#### Goal
Reproduce the lines of the material exactly, excluding every image.

#### Data provided
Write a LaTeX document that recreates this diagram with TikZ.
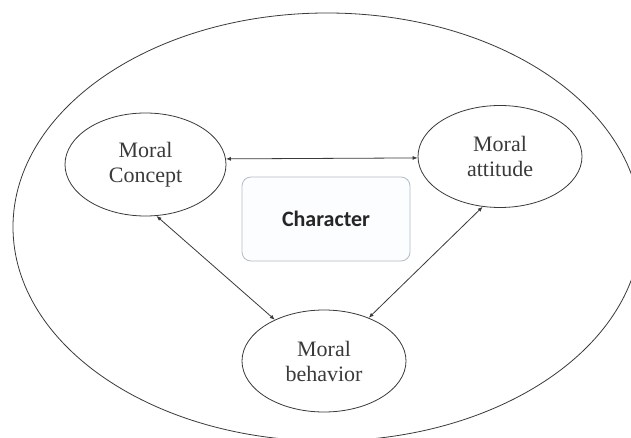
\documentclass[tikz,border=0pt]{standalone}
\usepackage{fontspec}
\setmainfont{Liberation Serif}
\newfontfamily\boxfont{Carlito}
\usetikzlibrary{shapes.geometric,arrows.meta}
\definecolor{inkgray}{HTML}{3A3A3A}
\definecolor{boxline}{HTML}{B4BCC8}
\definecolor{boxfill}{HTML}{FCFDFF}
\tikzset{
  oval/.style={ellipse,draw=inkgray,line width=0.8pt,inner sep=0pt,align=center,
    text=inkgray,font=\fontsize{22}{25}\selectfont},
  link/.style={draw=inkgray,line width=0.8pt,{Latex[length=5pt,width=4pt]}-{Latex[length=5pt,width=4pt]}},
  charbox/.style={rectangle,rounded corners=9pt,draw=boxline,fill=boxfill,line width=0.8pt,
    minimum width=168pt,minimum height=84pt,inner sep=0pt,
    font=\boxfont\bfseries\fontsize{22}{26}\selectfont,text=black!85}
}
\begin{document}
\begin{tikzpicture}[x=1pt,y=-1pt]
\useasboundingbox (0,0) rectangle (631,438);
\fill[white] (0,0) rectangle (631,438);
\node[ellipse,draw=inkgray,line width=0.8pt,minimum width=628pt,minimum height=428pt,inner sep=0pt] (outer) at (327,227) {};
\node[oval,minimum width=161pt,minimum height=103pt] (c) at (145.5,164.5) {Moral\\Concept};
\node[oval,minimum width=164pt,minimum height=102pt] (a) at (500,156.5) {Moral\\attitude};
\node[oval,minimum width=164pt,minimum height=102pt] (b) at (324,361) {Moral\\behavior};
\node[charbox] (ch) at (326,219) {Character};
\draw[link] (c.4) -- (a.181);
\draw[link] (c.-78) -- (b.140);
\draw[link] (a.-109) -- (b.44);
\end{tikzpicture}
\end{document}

#### Exercise response
Write a LaTeX document that recreates this diagram with TikZ.
\documentclass[tikz,border=0pt]{standalone}
\usepackage{fontspec}
\setmainfont{Liberation Serif}
\newfontfamily\boxfont{Carlito}
\usetikzlibrary{shapes.geometric,arrows.meta}
\definecolor{inkgray}{HTML}{3A3A3A}
\definecolor{boxline}{HTML}{B4BCC8}
\definecolor{boxfill}{HTML}{FCFDFF}
\tikzset{
  oval/.style={ellipse,draw=inkgray,line width=0.8pt,inner sep=0pt,align=center,
    text=inkgray,font=\fontsize{22}{25}\selectfont},
  link/.style={draw=inkgray,line width=0.8pt,{Latex[length=5pt,width=4pt]}-{Latex[length=5pt,width=4pt]}},
  charbox/.style={rectangle,rounded corners=9pt,draw=boxline,fill=boxfill,line width=0.8pt,
    minimum width=168pt,minimum height=84pt,inner sep=0pt,
    font=\boxfont\bfseries\fontsize{22}{26}\selectfont,text=black!85}
}
\begin{document}
\begin{tikzpicture}[x=1pt,y=-1pt]
\useasboundingbox (0,0) rectangle (631,438);
\fill[white] (0,0) rectangle (631,438);
\node[ellipse,draw=inkgray,line width=0.8pt,minimum width=628pt,minimum height=428pt,inner sep=0pt] (outer) at (327,227) {};
\node[oval,minimum width=161pt,minimum height=103pt] (c) at (145.5,164.5) {Moral\\Concept};
\node[oval,minimum width=164pt,minimum height=102pt] (a) at (500,156.5) {Moral\\attitude};
\node[oval,minimum width=164pt,minimum height=102pt] (b) at (324,361) {Moral\\behavior};
\node[charbox] (ch) at (326,219) {Character};
\draw[link] (c.4) -- (a.181);
\draw[link] (c.-78) -- (b.140);
\draw[link] (a.-109) -- (b.44);
\end{tikzpicture}
\end{document}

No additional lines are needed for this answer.